Os grandes clássicos são obras mestras, que transcendem todas as épocas. São um patrimônio cultural da humanidade. Porém, temos de mantê-los frescos, o que não significa trair sua essência. Acentuar a pureza dos estilos, obter uma lógica dramatúrgica e apresentar essas peças com respeito e imaginação. Se tais princípios são respeitados, a vitalidade deste legado está garantida.

O que a inspira quando inicia a criação de uma coreografia? Há colaboração dos bailarinos ou a senhora prefere criar sem interferência direta do elenco?

Depende de cada obra. Às vezes, a fonte de inspiração é a música, outras, um personagem ou o tema. Sempre é importante a personalidade, o talento e a entrega dos bailarinos com os quais se trabalha. Eles podem ser um grande apoio e ajudar no processo criativo.

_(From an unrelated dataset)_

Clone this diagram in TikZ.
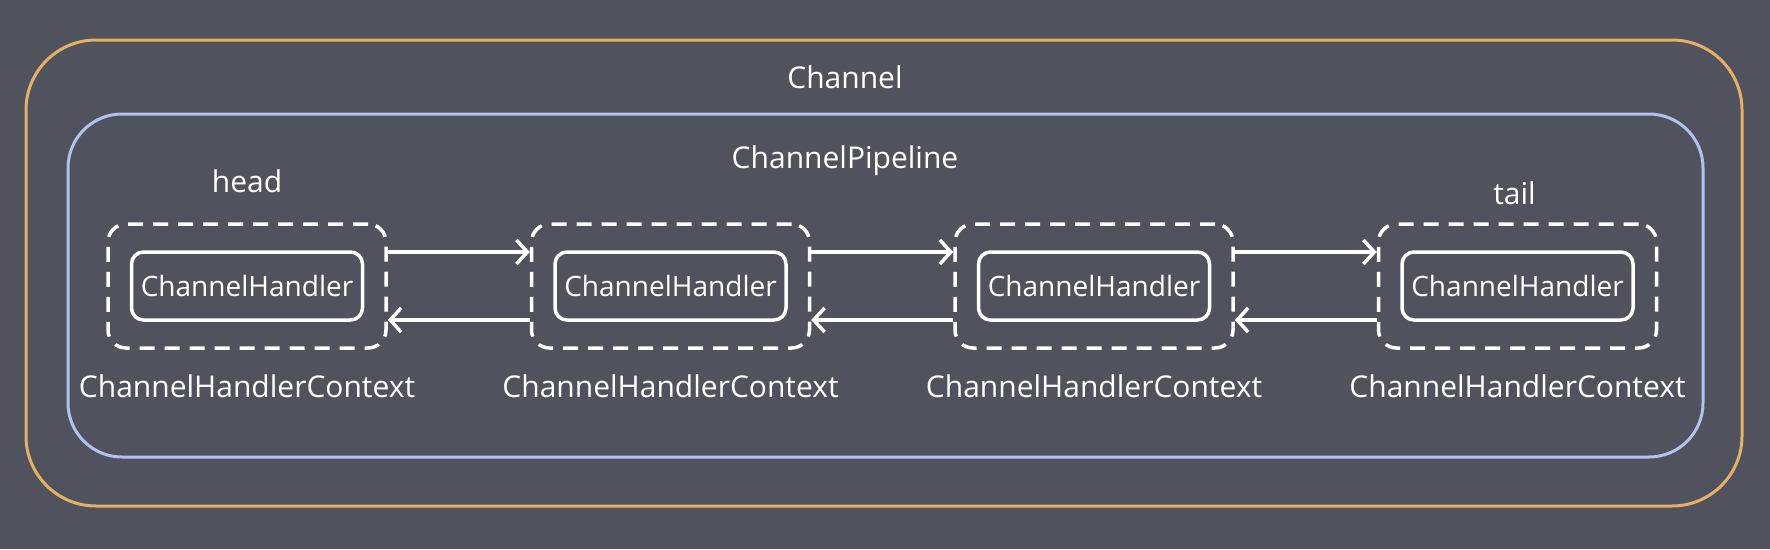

Como coreógrafa, professora e diretora artística do Balé Nacional de Cuba, qual(is) a(s) característica(s) que mais preza em um bailarino, seja ele clássico ou não?

Idoneidade física, vocação, musicalidade, talento expressivo, cultura técnica e teatral. Poderia enumerar outras características desejáveis no bailarino, porém, antes de tudo, um grande amor pela dança.

Poderia falar um pouco sobre A Magia da Dança, espetáculo apresentado nesta turnê?

A Magia da Dança é um grande espetáculo, que representa uma antologia de cenas extraídas de famosas obras do repertório clássico e romântico do balé. É a oportunidade de ver, em uma só noite, uma mostra brilhante de diferentes modalidades estilísticas, presentes no repertório clássico. Ele é todo interpretado com grande rigor por todas as estrelas da companhia e seu corpo de baile. Não é comum encontrar em um só espetáculo tal riqueza de estilos e de bailarinos importantes.

A senhora parou de dançar aos 75 anos. Sente falta do palco?

A dança é o que de mais importante aconteceu em minha vida. Sair de cena é como começar a viver em outra realidade. Porém, sigo dançando em minhas coreografias e nos jovens bailarinos aos quais transmito minhas experiências. Quando se foi bailarino, não se deixa nunca de dançar. Se você não o faz fisicamente, se expressa de outra forma: pode-se até dançar com o pensamento.